#### TASK PROMPT:
Without the pictures, return all of the material exactly as written.
◆ ◆ ◆
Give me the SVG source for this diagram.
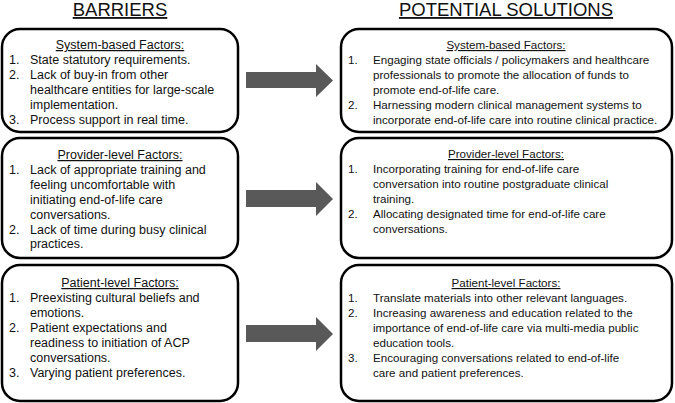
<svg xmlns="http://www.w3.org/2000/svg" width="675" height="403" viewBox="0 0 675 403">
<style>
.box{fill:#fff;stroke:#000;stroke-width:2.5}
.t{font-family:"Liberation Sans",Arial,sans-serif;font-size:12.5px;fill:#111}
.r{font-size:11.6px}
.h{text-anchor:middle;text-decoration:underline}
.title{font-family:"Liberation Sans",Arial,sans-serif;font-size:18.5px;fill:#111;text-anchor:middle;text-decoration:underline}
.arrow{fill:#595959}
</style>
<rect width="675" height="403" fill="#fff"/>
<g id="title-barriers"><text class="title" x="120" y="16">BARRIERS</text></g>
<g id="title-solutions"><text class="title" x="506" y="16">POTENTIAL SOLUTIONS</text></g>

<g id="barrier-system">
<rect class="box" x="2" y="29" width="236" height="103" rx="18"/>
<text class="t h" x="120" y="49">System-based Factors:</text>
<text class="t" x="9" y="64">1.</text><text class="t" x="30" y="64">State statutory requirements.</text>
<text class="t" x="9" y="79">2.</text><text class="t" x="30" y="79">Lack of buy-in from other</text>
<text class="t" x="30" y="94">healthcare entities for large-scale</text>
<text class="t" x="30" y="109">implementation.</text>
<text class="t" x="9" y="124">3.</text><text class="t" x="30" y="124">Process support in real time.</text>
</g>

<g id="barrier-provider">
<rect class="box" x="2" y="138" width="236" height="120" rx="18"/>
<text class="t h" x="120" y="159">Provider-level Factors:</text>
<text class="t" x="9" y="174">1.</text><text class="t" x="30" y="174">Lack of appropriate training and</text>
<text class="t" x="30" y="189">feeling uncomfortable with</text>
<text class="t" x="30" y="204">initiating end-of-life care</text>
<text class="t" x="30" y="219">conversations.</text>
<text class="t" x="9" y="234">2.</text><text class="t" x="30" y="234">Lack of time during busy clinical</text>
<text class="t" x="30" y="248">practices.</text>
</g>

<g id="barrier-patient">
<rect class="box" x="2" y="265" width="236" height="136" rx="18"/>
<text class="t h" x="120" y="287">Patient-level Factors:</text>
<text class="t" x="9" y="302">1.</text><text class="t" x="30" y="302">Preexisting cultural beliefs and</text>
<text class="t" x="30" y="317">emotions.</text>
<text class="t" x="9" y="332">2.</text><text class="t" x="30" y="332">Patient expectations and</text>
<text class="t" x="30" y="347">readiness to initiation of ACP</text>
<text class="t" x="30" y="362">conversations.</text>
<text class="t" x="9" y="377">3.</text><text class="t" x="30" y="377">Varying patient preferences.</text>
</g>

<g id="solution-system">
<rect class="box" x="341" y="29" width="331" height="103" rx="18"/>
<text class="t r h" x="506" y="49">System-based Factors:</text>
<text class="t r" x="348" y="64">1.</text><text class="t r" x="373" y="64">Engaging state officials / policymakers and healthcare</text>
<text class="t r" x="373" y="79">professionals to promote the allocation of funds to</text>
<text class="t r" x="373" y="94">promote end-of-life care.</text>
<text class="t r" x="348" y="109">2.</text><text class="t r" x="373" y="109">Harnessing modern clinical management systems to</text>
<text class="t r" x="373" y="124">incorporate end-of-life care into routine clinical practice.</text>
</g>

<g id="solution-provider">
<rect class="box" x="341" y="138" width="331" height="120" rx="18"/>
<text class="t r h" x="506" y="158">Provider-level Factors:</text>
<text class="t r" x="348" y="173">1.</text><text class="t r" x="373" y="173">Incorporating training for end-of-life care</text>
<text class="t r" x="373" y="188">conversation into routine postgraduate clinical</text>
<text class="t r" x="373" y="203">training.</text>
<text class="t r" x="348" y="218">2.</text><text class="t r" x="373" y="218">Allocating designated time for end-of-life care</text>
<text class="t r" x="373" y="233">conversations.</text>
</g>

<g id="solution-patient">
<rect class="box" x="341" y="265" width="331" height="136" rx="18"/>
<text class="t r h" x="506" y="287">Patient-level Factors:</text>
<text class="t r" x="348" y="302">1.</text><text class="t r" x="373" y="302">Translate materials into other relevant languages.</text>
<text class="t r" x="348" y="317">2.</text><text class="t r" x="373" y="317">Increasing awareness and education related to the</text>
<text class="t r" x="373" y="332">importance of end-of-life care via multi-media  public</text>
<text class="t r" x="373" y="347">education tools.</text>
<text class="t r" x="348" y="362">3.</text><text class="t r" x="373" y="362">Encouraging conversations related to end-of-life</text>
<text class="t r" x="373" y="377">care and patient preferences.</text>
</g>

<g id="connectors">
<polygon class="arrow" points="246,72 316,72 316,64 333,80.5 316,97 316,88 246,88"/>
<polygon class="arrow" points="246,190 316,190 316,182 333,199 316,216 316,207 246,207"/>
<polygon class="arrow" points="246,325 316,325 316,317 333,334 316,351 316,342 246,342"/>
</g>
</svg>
◆ ◆ ◆
#### THE RESULT:
Give me the SVG source for this diagram.
<svg xmlns="http://www.w3.org/2000/svg" width="675" height="403" viewBox="0 0 675 403">
<style>
.box{fill:#fff;stroke:#000;stroke-width:2.5}
.t{font-family:"Liberation Sans",Arial,sans-serif;font-size:12.5px;fill:#111}
.r{font-size:11.6px}
.h{text-anchor:middle;text-decoration:underline}
.title{font-family:"Liberation Sans",Arial,sans-serif;font-size:18.5px;fill:#111;text-anchor:middle;text-decoration:underline}
.arrow{fill:#595959}
</style>
<rect width="675" height="403" fill="#fff"/>
<g id="title-barriers"><text class="title" x="120" y="16">BARRIERS</text></g>
<g id="title-solutions"><text class="title" x="506" y="16">POTENTIAL SOLUTIONS</text></g>

<g id="barrier-system">
<rect class="box" x="2" y="29" width="236" height="103" rx="18"/>
<text class="t h" x="120" y="49">System-based Factors:</text>
<text class="t" x="9" y="64">1.</text><text class="t" x="30" y="64">State statutory requirements.</text>
<text class="t" x="9" y="79">2.</text><text class="t" x="30" y="79">Lack of buy-in from other</text>
<text class="t" x="30" y="94">healthcare entities for large-scale</text>
<text class="t" x="30" y="109">implementation.</text>
<text class="t" x="9" y="124">3.</text><text class="t" x="30" y="124">Process support in real time.</text>
</g>

<g id="barrier-provider">
<rect class="box" x="2" y="138" width="236" height="120" rx="18"/>
<text class="t h" x="120" y="159">Provider-level Factors:</text>
<text class="t" x="9" y="174">1.</text><text class="t" x="30" y="174">Lack of appropriate training and</text>
<text class="t" x="30" y="189">feeling uncomfortable with</text>
<text class="t" x="30" y="204">initiating end-of-life care</text>
<text class="t" x="30" y="219">conversations.</text>
<text class="t" x="9" y="234">2.</text><text class="t" x="30" y="234">Lack of time during busy clinical</text>
<text class="t" x="30" y="248">practices.</text>
</g>

<g id="barrier-patient">
<rect class="box" x="2" y="265" width="236" height="136" rx="18"/>
<text class="t h" x="120" y="287">Patient-level Factors:</text>
<text class="t" x="9" y="302">1.</text><text class="t" x="30" y="302">Preexisting cultural beliefs and</text>
<text class="t" x="30" y="317">emotions.</text>
<text class="t" x="9" y="332">2.</text><text class="t" x="30" y="332">Patient expectations and</text>
<text class="t" x="30" y="347">readiness to initiation of ACP</text>
<text class="t" x="30" y="362">conversations.</text>
<text class="t" x="9" y="377">3.</text><text class="t" x="30" y="377">Varying patient preferences.</text>
</g>

<g id="solution-system">
<rect class="box" x="341" y="29" width="331" height="103" rx="18"/>
<text class="t r h" x="506" y="49">System-based Factors:</text>
<text class="t r" x="348" y="64">1.</text><text class="t r" x="373" y="64">Engaging state officials / policymakers and healthcare</text>
<text class="t r" x="373" y="79">professionals to promote the allocation of funds to</text>
<text class="t r" x="373" y="94">promote end-of-life care.</text>
<text class="t r" x="348" y="109">2.</text><text class="t r" x="373" y="109">Harnessing modern clinical management systems to</text>
<text class="t r" x="373" y="124">incorporate end-of-life care into routine clinical practice.</text>
</g>

<g id="solution-provider">
<rect class="box" x="341" y="138" width="331" height="120" rx="18"/>
<text class="t r h" x="506" y="158">Provider-level Factors:</text>
<text class="t r" x="348" y="173">1.</text><text class="t r" x="373" y="173">Incorporating training for end-of-life care</text>
<text class="t r" x="373" y="188">conversation into routine postgraduate clinical</text>
<text class="t r" x="373" y="203">training.</text>
<text class="t r" x="348" y="218">2.</text><text class="t r" x="373" y="218">Allocating designated time for end-of-life care</text>
<text class="t r" x="373" y="233">conversations.</text>
</g>

<g id="solution-patient">
<rect class="box" x="341" y="265" width="331" height="136" rx="18"/>
<text class="t r h" x="506" y="287">Patient-level Factors:</text>
<text class="t r" x="348" y="302">1.</text><text class="t r" x="373" y="302">Translate materials into other relevant languages.</text>
<text class="t r" x="348" y="317">2.</text><text class="t r" x="373" y="317">Increasing awareness and education related to the</text>
<text class="t r" x="373" y="332">importance of end-of-life care via multi-media  public</text>
<text class="t r" x="373" y="347">education tools.</text>
<text class="t r" x="348" y="362">3.</text><text class="t r" x="373" y="362">Encouraging conversations related to end-of-life</text>
<text class="t r" x="373" y="377">care and patient preferences.</text>
</g>

<g id="connectors">
<polygon class="arrow" points="246,72 316,72 316,64 333,80.5 316,97 316,88 246,88"/>
<polygon class="arrow" points="246,190 316,190 316,182 333,199 316,216 316,207 246,207"/>
<polygon class="arrow" points="246,325 316,325 316,317 333,334 316,351 316,342 246,342"/>
</g>
</svg>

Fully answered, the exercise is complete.